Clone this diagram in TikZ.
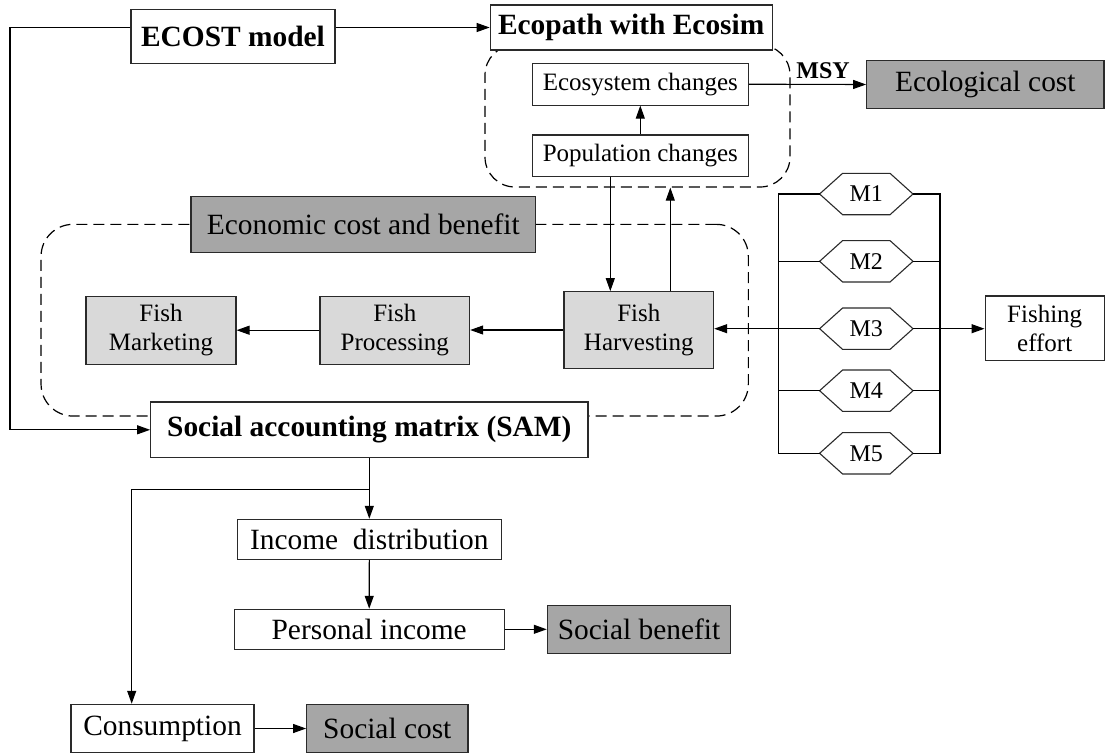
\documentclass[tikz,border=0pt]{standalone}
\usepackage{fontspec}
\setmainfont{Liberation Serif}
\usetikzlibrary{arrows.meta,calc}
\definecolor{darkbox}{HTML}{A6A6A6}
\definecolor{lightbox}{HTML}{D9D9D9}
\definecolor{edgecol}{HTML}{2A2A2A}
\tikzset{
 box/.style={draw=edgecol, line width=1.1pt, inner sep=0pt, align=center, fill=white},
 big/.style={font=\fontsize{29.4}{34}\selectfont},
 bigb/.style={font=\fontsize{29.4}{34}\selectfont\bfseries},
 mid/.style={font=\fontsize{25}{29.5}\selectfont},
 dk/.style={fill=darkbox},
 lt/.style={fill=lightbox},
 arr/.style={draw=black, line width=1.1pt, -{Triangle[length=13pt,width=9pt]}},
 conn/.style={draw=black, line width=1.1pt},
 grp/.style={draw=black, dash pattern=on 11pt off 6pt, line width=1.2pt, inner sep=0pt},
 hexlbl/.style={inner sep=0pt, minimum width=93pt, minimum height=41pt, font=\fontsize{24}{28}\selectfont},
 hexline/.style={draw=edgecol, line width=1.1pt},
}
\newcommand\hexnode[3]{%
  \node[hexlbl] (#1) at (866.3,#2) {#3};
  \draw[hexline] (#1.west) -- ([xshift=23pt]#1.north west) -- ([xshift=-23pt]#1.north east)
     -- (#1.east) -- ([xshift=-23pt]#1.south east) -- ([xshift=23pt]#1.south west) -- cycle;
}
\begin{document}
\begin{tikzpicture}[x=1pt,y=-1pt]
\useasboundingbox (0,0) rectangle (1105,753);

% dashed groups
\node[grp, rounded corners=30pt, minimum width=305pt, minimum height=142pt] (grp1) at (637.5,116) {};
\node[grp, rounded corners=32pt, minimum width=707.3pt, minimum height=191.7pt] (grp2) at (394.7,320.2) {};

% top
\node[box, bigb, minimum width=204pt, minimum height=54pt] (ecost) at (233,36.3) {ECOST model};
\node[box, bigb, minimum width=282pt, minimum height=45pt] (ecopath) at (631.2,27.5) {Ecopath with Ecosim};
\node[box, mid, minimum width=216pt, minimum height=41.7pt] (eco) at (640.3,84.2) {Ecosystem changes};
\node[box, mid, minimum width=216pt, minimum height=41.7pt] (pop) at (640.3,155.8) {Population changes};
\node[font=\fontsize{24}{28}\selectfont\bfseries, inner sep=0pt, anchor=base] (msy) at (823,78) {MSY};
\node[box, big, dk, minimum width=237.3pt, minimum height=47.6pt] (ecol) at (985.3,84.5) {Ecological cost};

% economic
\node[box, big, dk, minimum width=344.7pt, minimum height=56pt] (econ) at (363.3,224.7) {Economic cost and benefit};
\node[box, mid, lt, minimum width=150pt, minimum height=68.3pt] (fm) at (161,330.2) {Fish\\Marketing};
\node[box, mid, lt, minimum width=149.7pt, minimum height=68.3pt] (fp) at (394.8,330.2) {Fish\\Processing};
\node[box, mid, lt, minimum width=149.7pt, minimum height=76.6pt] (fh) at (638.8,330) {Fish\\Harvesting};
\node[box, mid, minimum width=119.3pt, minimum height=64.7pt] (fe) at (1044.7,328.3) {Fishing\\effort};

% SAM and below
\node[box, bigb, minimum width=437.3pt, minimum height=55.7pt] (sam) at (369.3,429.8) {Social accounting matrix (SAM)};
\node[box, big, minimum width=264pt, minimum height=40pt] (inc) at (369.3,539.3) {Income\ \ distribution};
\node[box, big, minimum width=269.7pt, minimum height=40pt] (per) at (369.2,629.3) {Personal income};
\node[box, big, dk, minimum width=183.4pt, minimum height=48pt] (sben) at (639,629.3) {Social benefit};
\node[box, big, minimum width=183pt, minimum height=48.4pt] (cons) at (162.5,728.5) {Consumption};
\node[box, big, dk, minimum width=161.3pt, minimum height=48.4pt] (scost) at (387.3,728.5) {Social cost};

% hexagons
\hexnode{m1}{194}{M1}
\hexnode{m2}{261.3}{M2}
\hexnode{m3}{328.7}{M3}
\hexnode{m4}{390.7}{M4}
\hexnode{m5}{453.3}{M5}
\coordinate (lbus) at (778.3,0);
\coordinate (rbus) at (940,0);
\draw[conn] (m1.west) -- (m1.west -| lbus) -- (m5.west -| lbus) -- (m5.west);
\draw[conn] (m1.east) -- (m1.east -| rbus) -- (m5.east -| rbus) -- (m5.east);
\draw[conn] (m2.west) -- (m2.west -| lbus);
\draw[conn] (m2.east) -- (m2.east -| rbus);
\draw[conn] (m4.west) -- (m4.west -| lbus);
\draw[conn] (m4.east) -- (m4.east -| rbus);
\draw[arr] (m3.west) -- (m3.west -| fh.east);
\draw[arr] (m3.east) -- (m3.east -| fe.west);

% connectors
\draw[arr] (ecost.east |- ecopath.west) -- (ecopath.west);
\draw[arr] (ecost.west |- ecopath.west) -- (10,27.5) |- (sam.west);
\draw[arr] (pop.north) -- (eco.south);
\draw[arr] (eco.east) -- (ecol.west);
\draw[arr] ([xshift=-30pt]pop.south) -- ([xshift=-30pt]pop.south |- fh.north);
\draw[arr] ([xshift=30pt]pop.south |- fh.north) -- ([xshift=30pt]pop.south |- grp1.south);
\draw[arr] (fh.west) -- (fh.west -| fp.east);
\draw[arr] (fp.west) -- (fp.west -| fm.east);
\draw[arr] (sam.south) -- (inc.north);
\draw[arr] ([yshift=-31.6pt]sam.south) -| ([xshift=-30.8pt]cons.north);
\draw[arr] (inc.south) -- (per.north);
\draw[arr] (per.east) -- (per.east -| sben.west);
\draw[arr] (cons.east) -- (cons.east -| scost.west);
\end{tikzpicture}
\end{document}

+ + + +

#### DIRECTION:
Copy out all the data without changing anything, and drop the pictures.

#### EXERCISE SOLUTION:
Clone this diagram in TikZ.
\documentclass[tikz,border=0pt]{standalone}
\usepackage{fontspec}
\setmainfont{Liberation Serif}
\usetikzlibrary{arrows.meta,calc}
\definecolor{darkbox}{HTML}{A6A6A6}
\definecolor{lightbox}{HTML}{D9D9D9}
\definecolor{edgecol}{HTML}{2A2A2A}
\tikzset{
 box/.style={draw=edgecol, line width=1.1pt, inner sep=0pt, align=center, fill=white},
 big/.style={font=\fontsize{29.4}{34}\selectfont},
 bigb/.style={font=\fontsize{29.4}{34}\selectfont\bfseries},
 mid/.style={font=\fontsize{25}{29.5}\selectfont},
 dk/.style={fill=darkbox},
 lt/.style={fill=lightbox},
 arr/.style={draw=black, line width=1.1pt, -{Triangle[length=13pt,width=9pt]}},
 conn/.style={draw=black, line width=1.1pt},
 grp/.style={draw=black, dash pattern=on 11pt off 6pt, line width=1.2pt, inner sep=0pt},
 hexlbl/.style={inner sep=0pt, minimum width=93pt, minimum height=41pt, font=\fontsize{24}{28}\selectfont},
 hexline/.style={draw=edgecol, line width=1.1pt},
}
\newcommand\hexnode[3]{%
  \node[hexlbl] (#1) at (866.3,#2) {#3};
  \draw[hexline] (#1.west) -- ([xshift=23pt]#1.north west) -- ([xshift=-23pt]#1.north east)
     -- (#1.east) -- ([xshift=-23pt]#1.south east) -- ([xshift=23pt]#1.south west) -- cycle;
}
\begin{document}
\begin{tikzpicture}[x=1pt,y=-1pt]
\useasboundingbox (0,0) rectangle (1105,753);

% dashed groups
\node[grp, rounded corners=30pt, minimum width=305pt, minimum height=142pt] (grp1) at (637.5,116) {};
\node[grp, rounded corners=32pt, minimum width=707.3pt, minimum height=191.7pt] (grp2) at (394.7,320.2) {};

% top
\node[box, bigb, minimum width=204pt, minimum height=54pt] (ecost) at (233,36.3) {ECOST model};
\node[box, bigb, minimum width=282pt, minimum height=45pt] (ecopath) at (631.2,27.5) {Ecopath with Ecosim};
\node[box, mid, minimum width=216pt, minimum height=41.7pt] (eco) at (640.3,84.2) {Ecosystem changes};
\node[box, mid, minimum width=216pt, minimum height=41.7pt] (pop) at (640.3,155.8) {Population changes};
\node[font=\fontsize{24}{28}\selectfont\bfseries, inner sep=0pt, anchor=base] (msy) at (823,78) {MSY};
\node[box, big, dk, minimum width=237.3pt, minimum height=47.6pt] (ecol) at (985.3,84.5) {Ecological cost};

% economic
\node[box, big, dk, minimum width=344.7pt, minimum height=56pt] (econ) at (363.3,224.7) {Economic cost and benefit};
\node[box, mid, lt, minimum width=150pt, minimum height=68.3pt] (fm) at (161,330.2) {Fish\\Marketing};
\node[box, mid, lt, minimum width=149.7pt, minimum height=68.3pt] (fp) at (394.8,330.2) {Fish\\Processing};
\node[box, mid, lt, minimum width=149.7pt, minimum height=76.6pt] (fh) at (638.8,330) {Fish\\Harvesting};
\node[box, mid, minimum width=119.3pt, minimum height=64.7pt] (fe) at (1044.7,328.3) {Fishing\\effort};

% SAM and below
\node[box, bigb, minimum width=437.3pt, minimum height=55.7pt] (sam) at (369.3,429.8) {Social accounting matrix (SAM)};
\node[box, big, minimum width=264pt, minimum height=40pt] (inc) at (369.3,539.3) {Income\ \ distribution};
\node[box, big, minimum width=269.7pt, minimum height=40pt] (per) at (369.2,629.3) {Personal income};
\node[box, big, dk, minimum width=183.4pt, minimum height=48pt] (sben) at (639,629.3) {Social benefit};
\node[box, big, minimum width=183pt, minimum height=48.4pt] (cons) at (162.5,728.5) {Consumption};
\node[box, big, dk, minimum width=161.3pt, minimum height=48.4pt] (scost) at (387.3,728.5) {Social cost};

% hexagons
\hexnode{m1}{194}{M1}
\hexnode{m2}{261.3}{M2}
\hexnode{m3}{328.7}{M3}
\hexnode{m4}{390.7}{M4}
\hexnode{m5}{453.3}{M5}
\coordinate (lbus) at (778.3,0);
\coordinate (rbus) at (940,0);
\draw[conn] (m1.west) -- (m1.west -| lbus) -- (m5.west -| lbus) -- (m5.west);
\draw[conn] (m1.east) -- (m1.east -| rbus) -- (m5.east -| rbus) -- (m5.east);
\draw[conn] (m2.west) -- (m2.west -| lbus);
\draw[conn] (m2.east) -- (m2.east -| rbus);
\draw[conn] (m4.west) -- (m4.west -| lbus);
\draw[conn] (m4.east) -- (m4.east -| rbus);
\draw[arr] (m3.west) -- (m3.west -| fh.east);
\draw[arr] (m3.east) -- (m3.east -| fe.west);

% connectors
\draw[arr] (ecost.east |- ecopath.west) -- (ecopath.west);
\draw[arr] (ecost.west |- ecopath.west) -- (10,27.5) |- (sam.west);
\draw[arr] (pop.north) -- (eco.south);
\draw[arr] (eco.east) -- (ecol.west);
\draw[arr] ([xshift=-30pt]pop.south) -- ([xshift=-30pt]pop.south |- fh.north);
\draw[arr] ([xshift=30pt]pop.south |- fh.north) -- ([xshift=30pt]pop.south |- grp1.south);
\draw[arr] (fh.west) -- (fh.west -| fp.east);
\draw[arr] (fp.west) -- (fp.west -| fm.east);
\draw[arr] (sam.south) -- (inc.north);
\draw[arr] ([yshift=-31.6pt]sam.south) -| ([xshift=-30.8pt]cons.north);
\draw[arr] (inc.south) -- (per.north);
\draw[arr] (per.east) -- (per.east -| sben.west);
\draw[arr] (cons.east) -- (cons.east -| scost.west);
\end{tikzpicture}
\end{document}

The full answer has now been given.